Angus completed the marathon in a little over 4:10:39. Whilst not his fasted marathon, nor was it his slowest, his greatest achievement remains that in 12 weeks he changed his life and turned his health around. 

Today as I write this, was the first time I saw him. Thursday the 15th of November. The sense of pride I have in his achievement and journey is beyond measure. I shared some words that will remain between he and I – a private acknowledgement of my gratitude for letting me share his journey with him.

Our relationship has changed now, not client and coach, but more a bond solidified by an extraordinary journey.
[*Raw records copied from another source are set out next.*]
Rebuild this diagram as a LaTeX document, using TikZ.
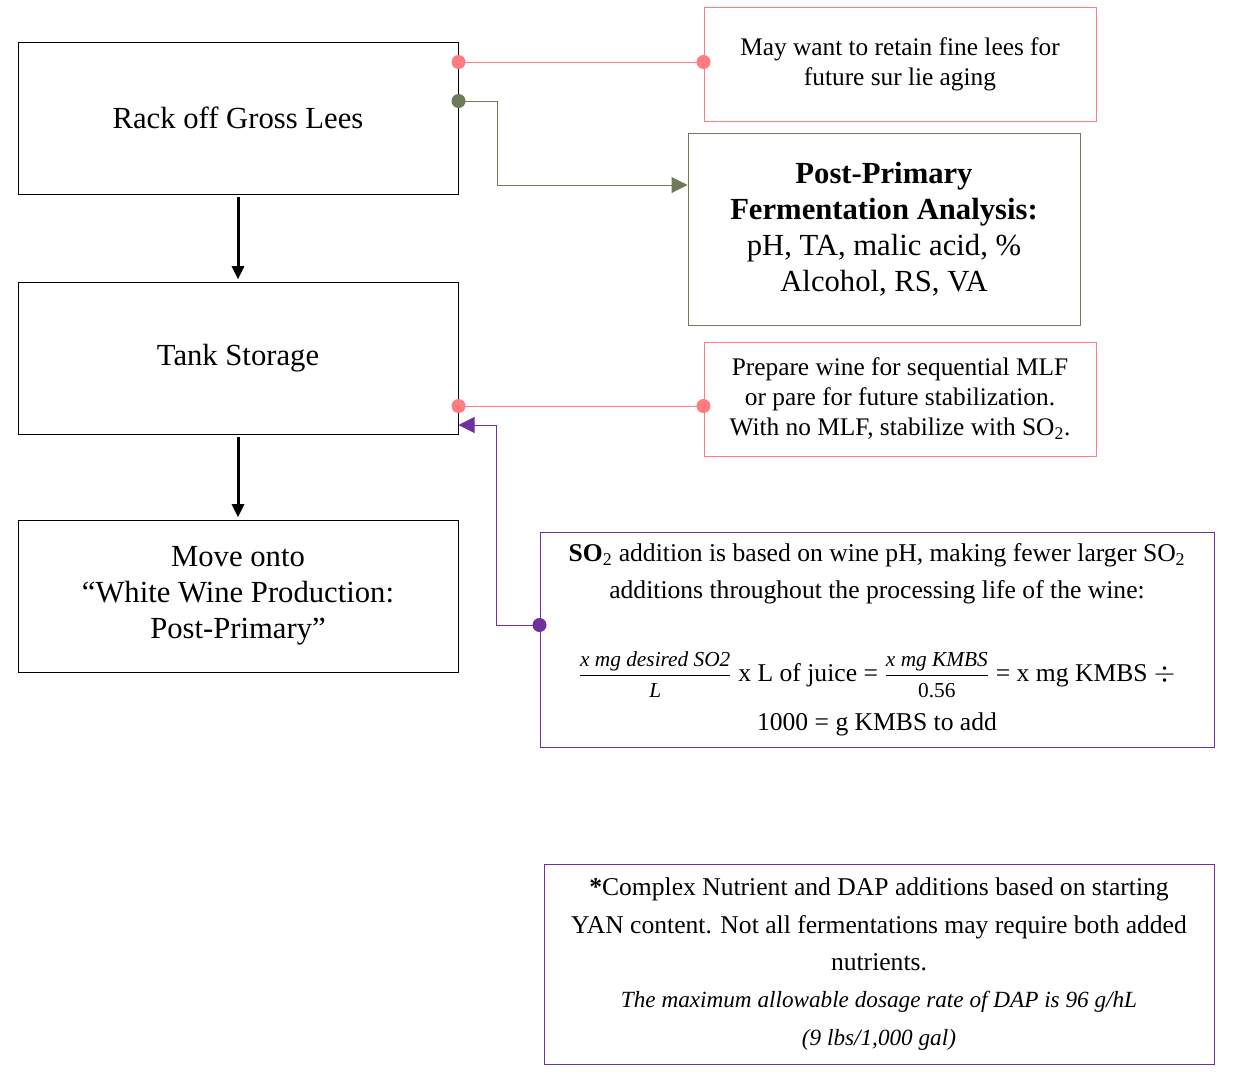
\documentclass[tikz,border=0pt]{standalone}
\usepackage{amsmath}
\usepackage{fontspec}
\setmainfont{Liberation Serif}
\usetikzlibrary{arrows.meta}
\definecolor{rose}{HTML}{FF7C80}
\definecolor{vertgris}{HTML}{6E7B5A}
\definecolor{violet}{HTML}{7030A0}
\begin{document}
\begin{tikzpicture}[x=0.75pt,y=-0.75pt]
    \tikzstyle{boite}=[draw,line width=0.75pt,minimum width=330pt,minimum height=114pt,align=center,font=\fontsize{23}{27}\selectfont]
    \tikzstyle{remarque}=[draw=rose,line width=0.75pt,minimum width=294pt,minimum height=85.5pt,align=center,font=\fontsize{19}{22.5}\selectfont]
    \tikzstyle{encadre}=[draw=violet,line width=0.75pt,align=center,font=\fontsize{19.2}{28}\selectfont]
    \tikzstyle{fleche}=[line width=2.25pt,-{Triangle[length=10pt,width=9pt]},shorten <=1.5pt,shorten >=1.5pt]
    \tikzstyle{lien}=[line width=0.75pt]
    \tikzstyle{pastille}=[radius=5.25pt]
    \useasboundingbox (0,0) rectangle (1236,1086);
    % colonne de gauche
    \node[boite] (rack) at (238,118) {Rack off Gross Lees};
    \node[boite] (tank) at (238,358) {Tank Storage};
    \node[boite] (move) at (238,596) {Move onto\\“White Wine Production:\\Post-Primary”};
    \draw[fleche] (rack) -- (tank);
    \draw[fleche] (tank) -- (move);
    % remarques
    \node[remarque] (lies) at (900,64) {May want to retain fine lees for\\future sur lie aging};
    \node[draw=vertgris,line width=0.75pt,minimum width=294pt,minimum height=144pt,align=center,font=\fontsize{23}{27}\selectfont] (analyse) at (884,229)
        {\textbf{Post-Primary}\\\textbf{Fermentation Analysis:}\\pH, TA, malic acid, \%\\Alcohol, RS, VA};
    \node[remarque] (mlf) at (900,399) {Prepare wine for sequential MLF\\or pare for future stabilization.\\With no MLF, stabilize with SO\textsubscript{2}.};
    \node[encadre,minimum width=505.5pt,minimum height=161.25pt] (so2) at (877,640)
        {\textbf{SO}\textsubscript{2} addition is based on wine pH, making fewer larger SO\textsubscript{2}\\
         additions throughout the processing life of the wine:\\[34pt]
         {\fontsize{16}{18}\selectfont$\dfrac{\textit{x mg desired SO2}}{\textit{L}}$} x L of juice = {\fontsize{16}{18}\selectfont$\dfrac{\textit{x mg KMBS}}{\textrm{0.56}}$} = x mg KMBS $\div$\\[9pt]
         1000 = g KMBS to add};
    \node[encadre,minimum width=502.5pt,minimum height=150pt] (nutri) at (879,964)
        {\textbf{*}Complex Nutrient and DAP additions based on starting\\
         YAN content. Not all fermentations may require both added\\
         nutrients.\\
         {\fontsize{17.4}{28}\selectfont\itshape The maximum allowable dosage rate of DAP is 96 g/hL}\\
         {\fontsize{17.4}{28}\selectfont\itshape (9 lbs/1,000 gal)}};
    % liens
    \coordinate (r1) at ([yshift=42pt]rack.east);
    \coordinate (l1) at ([yshift=1.5pt]lies.west);
    \coordinate (r2) at ([yshift=12.75pt]rack.east);
    \coordinate (t1) at ([yshift=-36pt]tank.east);
    \coordinate (m1) at ([yshift=-5.25pt]mlf.west);
    \coordinate (t2) at ([yshift=-50.25pt]tank.east);
    \coordinate (s1) at ([yshift=11.25pt]so2.west);
    \draw[lien,rose] (r1) -- (l1);
    \fill[rose] (r1) circle[pastille] (l1) circle[pastille];
    \draw[lien,vertgris,-{Triangle[length=12pt,width=12pt]}] (r2) -- ++(29.25pt,0) |- ([yshift=33pt]analyse.west);
    \fill[vertgris] (r2) circle[pastille];
    \draw[lien,rose] (t1) -- (m1);
    \fill[rose] (t1) circle[pastille] (m1) circle[pastille];
    \draw[lien,violet,-{Triangle[length=12pt,width=12pt]}] (s1) -- ++(-32.25pt,0) |- (t2);
    \fill[violet] (s1) circle[pastille];
\end{tikzpicture}
\end{document}
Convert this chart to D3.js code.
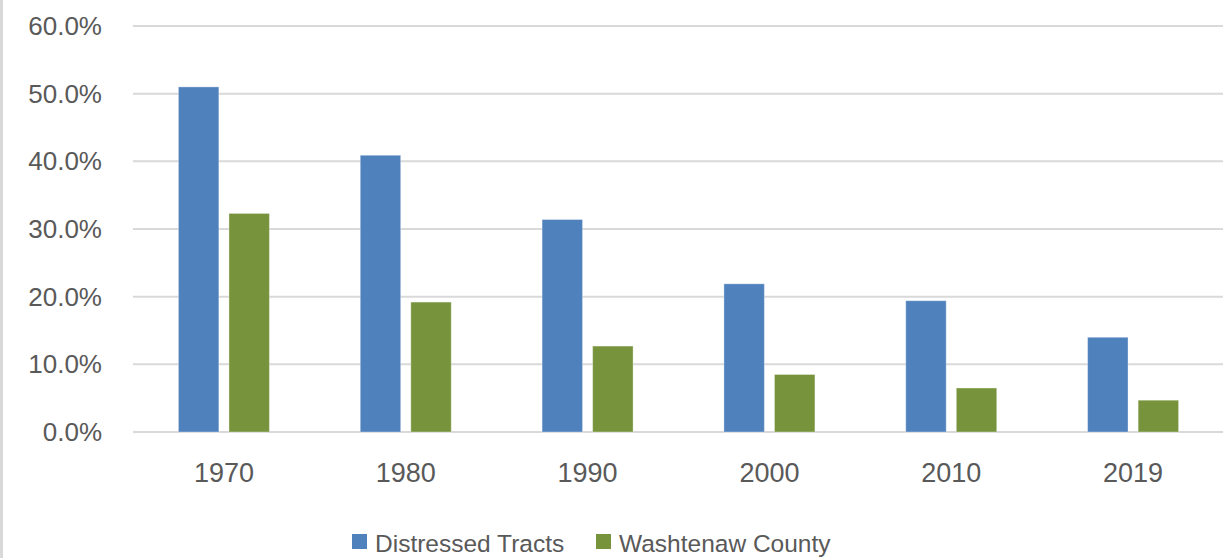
<!DOCTYPE html>
<html>
<head>
<meta charset="utf-8">
<script src="https://cdn.jsdelivr.net/npm/d3@7"></script>
<style>
  html, body { margin: 0; padding: 0; background: #fff; }
  svg { display: block; font-family: "Liberation Sans", Arial, sans-serif; }
</style>
</head>
<body>
<svg id="chart"></svg>
<script>
// data
const years = ['1970', '1980', '1990', '2000', '2010', '2019'];
const seriesNames = ['Distressed Tracts', 'Washtenaw County'];
const distressed = [0.510, 0.409, 0.314, 0.219, 0.194, 0.140];
const washtenaw = [0.323, 0.192, 0.127, 0.085, 0.065, 0.047];
const yTicks = [0, 0.1, 0.2, 0.3, 0.4, 0.5, 0.6];

const colors = ['#4F81BD', '#77933C'];
const width = 1223, height = 558;
const margin = { top: 26, right: -1, bottom: 126, left: 133 };

const svg = d3.select('#chart').attr('width', width).attr('height', height);

// left frame edge
svg.append('line')
  .attr('x1', 1.5).attr('x2', 1.5)
  .attr('y1', 0).attr('y2', height)
  .attr('stroke', '#d9d9d9').attr('stroke-width', 3);

const x0 = d3.scaleBand().domain(years).range([margin.left, width - margin.right]);
const group = 91;
const x1 = d3.scaleBand().domain(seriesNames).range([0, group]).paddingInner(0.2);
const y = d3.scaleLinear().domain([0, 0.6]).range([height - margin.bottom, margin.top]);

// gridlines
svg.append('g')
  .selectAll('line')
  .data(yTicks)
  .join('line')
  .attr('x1', margin.left).attr('x2', width)
  .attr('y1', d => y(d)).attr('y2', d => y(d))
  .attr('stroke', '#d9d9d9').attr('stroke-width', 2);

// y labels
svg.append('g')
  .selectAll('text')
  .data(yTicks)
  .join('text')
  .attr('x', 102)
  .attr('y', d => y(d))
  .attr('dy', '0.35em')
  .attr('text-anchor', 'end')
  .attr('fill', '#595959')
  .style('font-size', '26px')
  .text(d3.format('.1%'));

// bars
const rows = years.map((yr, i) => ({ year: yr, values: [distressed[i], washtenaw[i]] }));
const groups = svg.append('g')
  .selectAll('g')
  .data(rows)
  .join('g')
  .attr('transform', d => `translate(${x0(d.year) + (x0.bandwidth() - group) / 2},0)`);

groups.selectAll('rect')
  .data(d => d.values.map((v, j) => ({ name: seriesNames[j], value: v, j })))
  .join('rect')
  .attr('x', d => x1(d.name))
  .attr('width', x1.bandwidth())
  .attr('y', d => y(d.value))
  .attr('height', d => y(0) - y(d.value))
  .attr('fill', d => colors[d.j])
  .attr('stroke', '#ffffff').attr('stroke-opacity', 0.35).attr('stroke-width', 1);

// x labels
svg.append('g')
  .selectAll('text')
  .data(years)
  .join('text')
  .attr('x', d => x0(d) + x0.bandwidth() / 2)
  .attr('y', 482)
  .attr('text-anchor', 'middle')
  .attr('fill', '#595959')
  .style('font-size', '27px')
  .text(d => d);

// legend
const legendX = [352, 596];
const legend = svg.append('g')
  .selectAll('g')
  .data(seriesNames)
  .join('g')
  .attr('transform', (d, i) => `translate(${legendX[i]},0)`);
legend.append('rect')
  .attr('x', 0).attr('y', 534)
  .attr('width', 15).attr('height', 15)
  .attr('fill', (d, i) => colors[i]);
legend.append('text')
  .attr('x', 23).attr('y', 552)
  .attr('fill', '#595959')
  .style('font-size', '24.5px')
  .text(d => d);
</script>
</body>
</html>
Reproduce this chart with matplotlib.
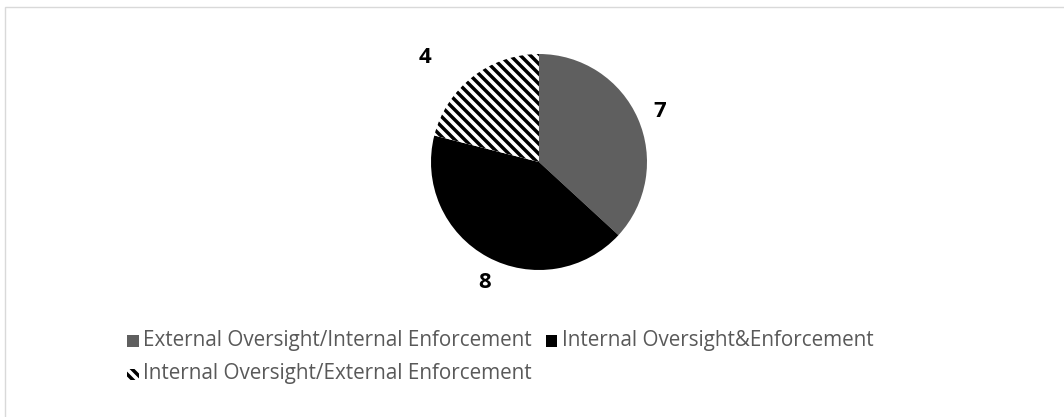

Our conversations now centre around the meaning and purpose of life, where Human Performance as a business should go and most importantly preparing for the Comrades marathon in South Africa and the Marathon des Sables (MdS) in 2020 – if you don’t know what this is, this is worth a watch (https://www.youtube.com/watch?v=iHNXh-ybQbo)

I finish this post with an incredible sense of pride. I have achieved a significant amount of success in my own sporting career in various teams, and I have achieved a lot with athletes within Human Performance, including some of Australian sports very best athletes such as Brad Haddin, Nathan Lyon, Jarryd Hughes, Lavinia Chrystal and Emily Chancellor. However, Angus will go down with them all in my opinion. His courage, discipline, focus and capacity to challenge the limits of his own physiology and psychology is second to none. He taught me what it means to believe in something, commit to it and execute it.

In 12 weeks he changed his life and mine. And although we may be polar opposites in many ways (he breeds Galloways, I like Shorthorns), he taught me that the human spirit has the capacity to transcend limits, when exposed to the appropriate environment.

Although this story has ended, it is only the beginning. I am so excited to have already started writing the next chapter!